*WHAT YOU SHOULD DO:* Quote word for word the lines below, beginning with the first and ending with the one that has "const periodLabels = ['R', 'Intervention'];". Drop the pictures.

*DATA EXTRACT:*
★ ★ ★

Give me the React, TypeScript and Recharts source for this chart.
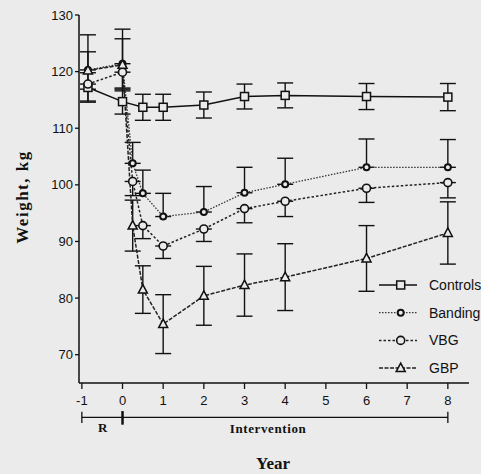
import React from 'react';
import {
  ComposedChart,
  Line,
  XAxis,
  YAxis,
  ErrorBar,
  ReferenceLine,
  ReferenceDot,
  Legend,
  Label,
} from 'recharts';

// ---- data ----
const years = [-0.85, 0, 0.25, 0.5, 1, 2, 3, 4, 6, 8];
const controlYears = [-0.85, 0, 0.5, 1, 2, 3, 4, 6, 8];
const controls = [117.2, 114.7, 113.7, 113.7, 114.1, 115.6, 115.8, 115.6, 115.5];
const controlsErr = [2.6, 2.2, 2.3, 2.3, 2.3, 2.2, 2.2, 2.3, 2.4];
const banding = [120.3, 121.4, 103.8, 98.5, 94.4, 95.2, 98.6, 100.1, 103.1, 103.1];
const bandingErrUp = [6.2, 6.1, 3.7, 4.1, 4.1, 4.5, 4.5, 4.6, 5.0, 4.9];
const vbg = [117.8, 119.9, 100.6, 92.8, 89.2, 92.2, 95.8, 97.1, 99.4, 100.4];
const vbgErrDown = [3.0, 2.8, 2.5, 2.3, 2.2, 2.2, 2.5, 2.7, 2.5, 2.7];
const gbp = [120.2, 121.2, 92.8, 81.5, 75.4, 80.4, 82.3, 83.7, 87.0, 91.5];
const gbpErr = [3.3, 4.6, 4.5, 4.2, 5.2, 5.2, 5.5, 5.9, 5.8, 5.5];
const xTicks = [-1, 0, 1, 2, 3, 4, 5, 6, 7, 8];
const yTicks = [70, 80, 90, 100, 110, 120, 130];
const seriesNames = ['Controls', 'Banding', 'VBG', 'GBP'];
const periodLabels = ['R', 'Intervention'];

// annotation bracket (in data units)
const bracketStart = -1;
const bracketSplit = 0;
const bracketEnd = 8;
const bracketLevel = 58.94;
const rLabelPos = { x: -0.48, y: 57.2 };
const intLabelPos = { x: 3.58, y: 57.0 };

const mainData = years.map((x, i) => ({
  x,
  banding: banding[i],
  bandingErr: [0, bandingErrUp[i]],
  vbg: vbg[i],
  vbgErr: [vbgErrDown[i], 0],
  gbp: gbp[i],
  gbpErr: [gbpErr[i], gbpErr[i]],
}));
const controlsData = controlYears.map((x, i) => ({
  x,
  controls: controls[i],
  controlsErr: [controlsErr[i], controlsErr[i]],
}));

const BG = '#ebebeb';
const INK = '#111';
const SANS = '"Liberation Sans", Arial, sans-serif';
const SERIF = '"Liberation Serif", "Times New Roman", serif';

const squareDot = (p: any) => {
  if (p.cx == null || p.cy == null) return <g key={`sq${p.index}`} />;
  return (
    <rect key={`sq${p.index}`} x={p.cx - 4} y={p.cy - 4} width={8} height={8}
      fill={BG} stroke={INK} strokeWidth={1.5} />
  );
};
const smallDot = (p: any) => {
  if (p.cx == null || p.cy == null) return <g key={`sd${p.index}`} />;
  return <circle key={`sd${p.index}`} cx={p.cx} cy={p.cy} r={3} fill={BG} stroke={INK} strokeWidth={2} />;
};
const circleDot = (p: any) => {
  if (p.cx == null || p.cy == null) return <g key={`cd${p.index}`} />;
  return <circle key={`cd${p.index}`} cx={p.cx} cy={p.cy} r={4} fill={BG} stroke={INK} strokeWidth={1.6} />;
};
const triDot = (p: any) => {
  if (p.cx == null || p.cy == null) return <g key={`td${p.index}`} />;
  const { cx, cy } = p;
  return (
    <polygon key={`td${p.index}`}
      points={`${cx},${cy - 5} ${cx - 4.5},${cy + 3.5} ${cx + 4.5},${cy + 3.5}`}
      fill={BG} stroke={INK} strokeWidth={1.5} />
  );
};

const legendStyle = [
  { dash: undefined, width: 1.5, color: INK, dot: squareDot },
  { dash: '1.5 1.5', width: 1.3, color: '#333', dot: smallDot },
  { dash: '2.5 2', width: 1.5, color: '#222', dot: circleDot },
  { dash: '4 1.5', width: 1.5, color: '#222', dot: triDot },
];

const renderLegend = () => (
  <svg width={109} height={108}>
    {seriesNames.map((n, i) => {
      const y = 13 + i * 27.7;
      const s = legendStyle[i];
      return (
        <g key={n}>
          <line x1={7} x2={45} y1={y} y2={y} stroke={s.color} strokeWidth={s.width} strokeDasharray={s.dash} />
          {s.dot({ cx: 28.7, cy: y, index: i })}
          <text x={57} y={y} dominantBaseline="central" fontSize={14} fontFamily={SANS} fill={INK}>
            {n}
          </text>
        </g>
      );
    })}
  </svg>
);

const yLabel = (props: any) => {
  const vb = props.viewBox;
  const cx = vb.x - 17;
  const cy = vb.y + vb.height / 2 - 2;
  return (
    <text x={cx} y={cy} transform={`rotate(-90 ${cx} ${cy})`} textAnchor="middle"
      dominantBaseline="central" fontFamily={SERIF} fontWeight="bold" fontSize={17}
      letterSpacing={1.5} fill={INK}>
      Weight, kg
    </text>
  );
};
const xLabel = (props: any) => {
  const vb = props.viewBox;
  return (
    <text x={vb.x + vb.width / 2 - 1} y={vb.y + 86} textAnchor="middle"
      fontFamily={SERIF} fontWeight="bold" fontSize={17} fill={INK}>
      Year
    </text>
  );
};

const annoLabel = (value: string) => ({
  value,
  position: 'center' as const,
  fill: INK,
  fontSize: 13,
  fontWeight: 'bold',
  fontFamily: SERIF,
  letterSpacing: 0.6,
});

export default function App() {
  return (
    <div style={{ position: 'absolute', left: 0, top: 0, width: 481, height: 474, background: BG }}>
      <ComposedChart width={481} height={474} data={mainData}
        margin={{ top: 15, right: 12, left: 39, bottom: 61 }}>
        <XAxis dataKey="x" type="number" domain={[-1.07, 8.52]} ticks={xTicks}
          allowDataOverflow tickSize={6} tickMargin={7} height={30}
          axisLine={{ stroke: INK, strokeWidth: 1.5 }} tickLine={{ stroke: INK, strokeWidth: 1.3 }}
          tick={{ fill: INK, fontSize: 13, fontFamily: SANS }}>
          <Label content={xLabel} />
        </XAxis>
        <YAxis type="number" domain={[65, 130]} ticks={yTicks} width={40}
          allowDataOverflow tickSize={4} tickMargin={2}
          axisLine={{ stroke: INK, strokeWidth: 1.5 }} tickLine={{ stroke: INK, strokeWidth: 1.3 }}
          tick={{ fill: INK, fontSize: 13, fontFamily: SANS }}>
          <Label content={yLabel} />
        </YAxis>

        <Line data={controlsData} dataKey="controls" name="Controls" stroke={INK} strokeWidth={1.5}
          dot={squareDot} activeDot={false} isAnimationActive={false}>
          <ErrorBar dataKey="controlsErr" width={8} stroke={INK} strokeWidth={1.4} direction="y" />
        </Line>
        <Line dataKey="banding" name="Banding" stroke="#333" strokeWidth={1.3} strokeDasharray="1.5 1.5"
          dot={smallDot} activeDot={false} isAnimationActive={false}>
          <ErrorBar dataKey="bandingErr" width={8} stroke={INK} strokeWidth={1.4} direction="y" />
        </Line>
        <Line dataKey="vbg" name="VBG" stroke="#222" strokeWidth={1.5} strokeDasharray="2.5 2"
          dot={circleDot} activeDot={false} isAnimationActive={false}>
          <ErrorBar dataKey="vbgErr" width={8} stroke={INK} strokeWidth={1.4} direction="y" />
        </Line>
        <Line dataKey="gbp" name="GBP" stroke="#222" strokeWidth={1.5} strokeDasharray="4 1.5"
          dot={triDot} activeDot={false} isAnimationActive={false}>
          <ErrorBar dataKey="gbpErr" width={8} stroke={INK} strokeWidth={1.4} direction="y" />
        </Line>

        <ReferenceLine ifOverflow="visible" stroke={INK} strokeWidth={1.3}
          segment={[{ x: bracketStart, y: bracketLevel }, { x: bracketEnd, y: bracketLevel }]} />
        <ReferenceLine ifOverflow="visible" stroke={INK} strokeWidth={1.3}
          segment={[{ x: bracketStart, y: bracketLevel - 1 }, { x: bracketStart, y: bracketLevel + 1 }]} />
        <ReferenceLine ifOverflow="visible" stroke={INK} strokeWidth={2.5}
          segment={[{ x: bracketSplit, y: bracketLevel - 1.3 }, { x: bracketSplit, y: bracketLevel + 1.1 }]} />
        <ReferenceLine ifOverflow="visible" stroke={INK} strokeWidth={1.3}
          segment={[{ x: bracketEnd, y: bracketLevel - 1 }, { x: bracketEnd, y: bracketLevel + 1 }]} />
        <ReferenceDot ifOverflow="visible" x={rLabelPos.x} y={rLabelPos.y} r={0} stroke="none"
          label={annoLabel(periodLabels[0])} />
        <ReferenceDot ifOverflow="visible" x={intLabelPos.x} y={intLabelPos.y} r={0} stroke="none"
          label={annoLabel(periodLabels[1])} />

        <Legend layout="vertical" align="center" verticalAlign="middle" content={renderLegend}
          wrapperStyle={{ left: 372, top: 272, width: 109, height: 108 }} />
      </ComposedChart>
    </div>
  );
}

★ ★ ★

*FINISHED ANSWER:*
Give me the React, TypeScript and Recharts source for this chart.
import React from 'react';
import {
  ComposedChart,
  Line,
  XAxis,
  YAxis,
  ErrorBar,
  ReferenceLine,
  ReferenceDot,
  Legend,
  Label,
} from 'recharts';

// ---- data ----
const years = [-0.85, 0, 0.25, 0.5, 1, 2, 3, 4, 6, 8];
const controlYears = [-0.85, 0, 0.5, 1, 2, 3, 4, 6, 8];
const controls = [117.2, 114.7, 113.7, 113.7, 114.1, 115.6, 115.8, 115.6, 115.5];
const controlsErr = [2.6, 2.2, 2.3, 2.3, 2.3, 2.2, 2.2, 2.3, 2.4];
const banding = [120.3, 121.4, 103.8, 98.5, 94.4, 95.2, 98.6, 100.1, 103.1, 103.1];
const bandingErrUp = [6.2, 6.1, 3.7, 4.1, 4.1, 4.5, 4.5, 4.6, 5.0, 4.9];
const vbg = [117.8, 119.9, 100.6, 92.8, 89.2, 92.2, 95.8, 97.1, 99.4, 100.4];
const vbgErrDown = [3.0, 2.8, 2.5, 2.3, 2.2, 2.2, 2.5, 2.7, 2.5, 2.7];
const gbp = [120.2, 121.2, 92.8, 81.5, 75.4, 80.4, 82.3, 83.7, 87.0, 91.5];
const gbpErr = [3.3, 4.6, 4.5, 4.2, 5.2, 5.2, 5.5, 5.9, 5.8, 5.5];
const xTicks = [-1, 0, 1, 2, 3, 4, 5, 6, 7, 8];
const yTicks = [70, 80, 90, 100, 110, 120, 130];
const seriesNames = ['Controls', 'Banding', 'VBG', 'GBP'];
const periodLabels = ['R', 'Intervention'];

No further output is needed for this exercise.